Stimulus has funds for GAO to beef up staff

ByABC News
March 1, 2009, 9:24 PM

WASHINGTON -- For three years, the investigative arm of Congress has seen its staff dwindle in size. Now, the agency is getting a $25 million infusion of cash from the stimulus bill signed by President Obama last month to hire investigators, auditors and others to track hundreds of billions of dollars in federal spending to jump-start the economy.

The stimulus bill contains $330.5 million for oversight and offers the president his first opportunity to put into practice his campaign pledge to demand greater accountability of federal spending. It provides $25 million for the Government Accountability Office, the non-partisan congressional agency; $84 million to create an accountability board within the administration and $221.5 million to the inspectors general who serve as department watchdogs.

The GAO will use the money to hire about 100 accountants, lawyers, economists and policy analysts to root out and prevent waste and fraud by the federal, state and local agencies spending the money, GAO spokesman Chuck Young says. "The GAO has been at a record low in terms of our personnel for several years, so we certainly have the room to add people," Young says.

The idea was not only to give investigators the resources needed to oversee such a large amount of money but also to "remove the ability of people to rationalize their failure," said Sen. Claire McCaskill, D-Mo.

"They're not going to be able to hang their hat on the excuse of not having enough resources to look at this spending," said McCaskill, a former state auditor.

Will all of this prevent misuse of the money?

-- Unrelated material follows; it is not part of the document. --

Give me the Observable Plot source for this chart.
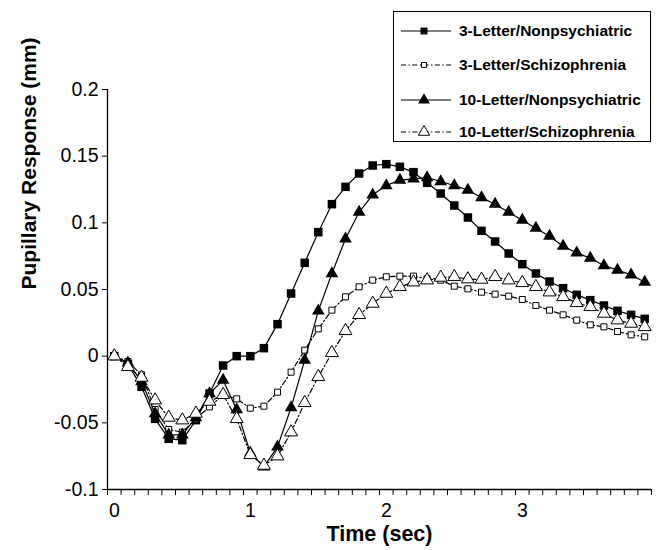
<!DOCTYPE html>
<html>
<head>
<meta charset="utf-8">
<script src="https://cdn.jsdelivr.net/npm/d3@7"></script>
<script src="https://cdn.jsdelivr.net/npm/@observablehq/plot@0.6"></script>
<style>
  body { margin: 0; background: white; }
  #wrap { position: relative; width: 663px; height: 550px; font-family: "Liberation Sans", Arial, sans-serif; }
  #legend { position: absolute; left: 393px; top: 11px; width: 258px; height: 131px; border: 1px solid #000; background: white; box-sizing: border-box; }
  .row { position: absolute; left: 0; height: 20px; display: flex; align-items: center; }
  .row svg { display: block; }
  .row span { font-weight: bold; font-size: 15.5px; margin-left: 4px; white-space: nowrap; }
</style>
</head>
<body>
<div id="wrap"></div>
<script>
// ---- data ----
const time = [0,0.1,0.2,0.3,0.4,0.5,0.6,0.7,0.8,0.9,1.0,1.1,1.2,1.3,1.4,1.5,1.6,1.7,1.8,1.9,
              2.0,2.1,2.2,2.3,2.4,2.5,2.6,2.7,2.8,2.9,3.0,3.1,3.2,3.3,3.4,3.5,3.6,3.7,3.8,3.9];
const letter3Nonpsych = [0,-0.006,-0.023,-0.047,-0.062,-0.063,-0.048,-0.028,-0.007,0,
  0,0.006,0.024,0.047,0.070,0.093,0.114,0.127,0.137,0.143,
  0.144,0.142,0.138,0.130,0.122,0.113,0.104,0.094,0.086,0.077,
  0.069,0.062,0.056,0.051,0.046,0.042,0.038,0.034,0.031,0.028];
const letter3Schizo = [0,-0.004,-0.014,-0.040,-0.055,-0.057,-0.047,-0.038,-0.029,-0.032,
  -0.039,-0.0375,-0.027,-0.012,0.0045,0.0205,0.0345,0.0445,0.052,0.057,
  0.0595,0.060,0.060,0.058,0.057,0.0525,0.0505,0.048,0.0465,0.045,
  0.0425,0.038,0.0345,0.031,0.027,0.0235,0.022,0.0185,0.016,0.0145];
const letter10Nonpsych = [0,-0.005,-0.019,-0.043,-0.059,-0.059,-0.046,-0.028,-0.018,-0.040,
  -0.0725,-0.083,-0.068,-0.0385,-0.003,0.034,0.062,0.088,0.108,0.121,
  0.128,0.132,0.133,0.134,0.131,0.128,0.1245,0.119,0.114,0.108,
  0.102,0.096,0.090,0.0825,0.0775,0.0735,0.068,0.0645,0.061,0.0555];
const letter10Schizo = [0,-0.008,-0.016,-0.033,-0.046,-0.048,-0.043,-0.034,-0.029,-0.047,
  -0.074,-0.082,-0.075,-0.057,-0.035,-0.0155,0.0025,0.019,0.031,0.0395,
  0.047,0.052,0.0555,0.057,0.059,0.0595,0.0578,0.0575,0.0595,0.057,
  0.055,0.052,0.048,0.0445,0.040,0.037,0.032,0.027,0.0245,0.022];
const seriesNames = ["3-Letter/Nonpsychiatric","3-Letter/Schizophrenia","10-Letter/Nonpsychiatric","10-Letter/Schizophrenia"];
const yTicks = [-0.1,-0.05,0,0.05,0.1,0.15,0.2];
const xLabels = [0,1,2,3];
const xTitle = "Time (sec)";
const yTitle = "Pupillary Response (mm)";

// ---- build ----
const rows = arr => time.map((t, i) => ({t, v: arr[i]}));
const s3N = rows(letter3Nonpsych), s3S = rows(letter3Schizo), s10N = rows(letter10Nonpsych), s10S = rows(letter10Schizo);
// category boundaries (Excel-style ticks between categories)
const xTickMarks = time.map(t => +(t - 0.05).toFixed(2)).concat([+(time[time.length-1] + 0.05).toFixed(2)]);
const xDomain = [xTickMarks[0], xTickMarks[xTickMarks.length-1]];
const dash = "5,2.5,1.3,2.5";

const chart = Plot.plot({
  width: 663, height: 550,
  marginLeft: 107, marginRight: 12, marginTop: 89, marginBottom: 61,
  style: {fontFamily: "'Liberation Sans', Arial, sans-serif", fontSize: "19px", background: "white", color: "black", overflow: "visible"},
  x: {domain: xDomain},
  y: {domain: [-0.1, 0.2]},
  marks: [
    Plot.axisY({ticks: yTicks, tickSize: 5, tickPadding: 4, tickFormat: d => String(d), label: null, fontSize: 19.5}),
    Plot.axisX({ticks: xTickMarks, tickSize: 6, tickFormat: () => "", label: null}),
    Plot.axisX({ticks: xLabels, tickSize: 0, tickPadding: 14, tickFormat: d => String(d), label: null, fontSize: 19.5}),
    Plot.ruleX([xDomain[0]], {stroke: "black", strokeWidth: 1.3}),
    Plot.ruleY([-0.1], {stroke: "black", strokeWidth: 1.3}),
    // series 1
    Plot.line(s3N, {x: "t", y: "v", stroke: "black", strokeWidth: 1.2}),
    Plot.dot(s3N, {x: "t", y: "v", symbol: "square", r: 4.8, fill: "black", stroke: "none"}),
    // series 2
    Plot.line(s3S, {x: "t", y: "v", stroke: "black", strokeWidth: 1.2, strokeDasharray: dash}),
    Plot.dot(s3S, {x: "t", y: "v", symbol: "square", r: 3.4, fill: "white", stroke: "black", strokeWidth: 1}),
    // series 3
    Plot.line(s10N, {x: "t", y: "v", stroke: "black", strokeWidth: 1.2}),
    Plot.dot(s10N, {x: "t", y: "v", symbol: "triangle", r: 4.7, fill: "black", stroke: "none"}),
    // series 4
    Plot.line(s10S, {x: "t", y: "v", stroke: "black", strokeWidth: 1.2, strokeDasharray: dash}),
    Plot.dot(s10S, {x: "t", y: "v", symbol: "triangle", r: 4.8, fill: "white", stroke: "black", strokeWidth: 1}),
    // titles
    Plot.text([xTitle], {frameAnchor: "bottom", lineAnchor: "middle", dy: 45, fontSize: 21.5, fontWeight: "bold"}),
    Plot.text([yTitle], {frameAnchor: "left", lineAnchor: "middle", dx: -78, rotate: -90, fontSize: 21, fontWeight: "bold"})
  ]
});
const wrap = document.getElementById("wrap");
wrap.appendChild(chart);

// ---- legend ----
const legend = document.createElement("div");
legend.id = "legend";
const rowY = [18.5, 53, 88, 119.7];
const legendSpec = [
  {dash: null, sym: "square", fill: "black", r: 3.9},
  {dash: dash, sym: "square", fill: "white", r: 2.8},
  {dash: null, sym: "triangle", fill: "black", r: 4.4},
  {dash: dash, sym: "triangle", fill: "white", r: 4.2}
];
const symMap = {square: d3.symbolSquare, triangle: d3.symbolTriangle};
seriesNames.forEach((name, i) => {
  const s = legendSpec[i];
  const row = document.createElement("div");
  row.className = "row";
  row.style.top = (rowY[i] - 10) + "px";
  const ns = "http://www.w3.org/2000/svg";
  const svg = document.createElementNS(ns, "svg");
  svg.setAttribute("width", 61); svg.setAttribute("height", 20);
  const line = document.createElementNS(ns, "line");
  line.setAttribute("x1", 7); line.setAttribute("x2", 57); line.setAttribute("y1", 10); line.setAttribute("y2", 10);
  line.setAttribute("stroke", "black"); line.setAttribute("stroke-width", 1.2);
  if (s.dash) line.setAttribute("stroke-dasharray", s.dash);
  svg.appendChild(line);
  const p = document.createElementNS(ns, "path");
  p.setAttribute("d", d3.symbol(symMap[s.sym], s.r * s.r * Math.PI)());
  p.setAttribute("transform", "translate(30,10)");
  p.setAttribute("fill", s.fill);
  p.setAttribute("stroke", s.fill === "white" ? "black" : "none");
  svg.appendChild(p);
  row.appendChild(svg);
  const span = document.createElement("span");
  span.textContent = name;
  row.appendChild(span);
  legend.appendChild(row);
});
wrap.appendChild(legend);
</script>
</body>
</html>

"While I'm sure that everybody will do their best, there's no question there will be waste," said David Walker, a former head of the GAO who is president of the Peter G. Peterson Foundation, a non-partisan group that promotes federal fiscal responsibility. "The only question is, how much waste will there be?"

Walker said he's encouraged by the focus on oversight but concerned that there may not be clear goals for what the spending is supposed to produce or guidelines for how the money is to be distributed and spent. "If you don't have those rules in place, by merely having more people look at what's happened after the fact, all you're going to do is identify problems too late," Walker said.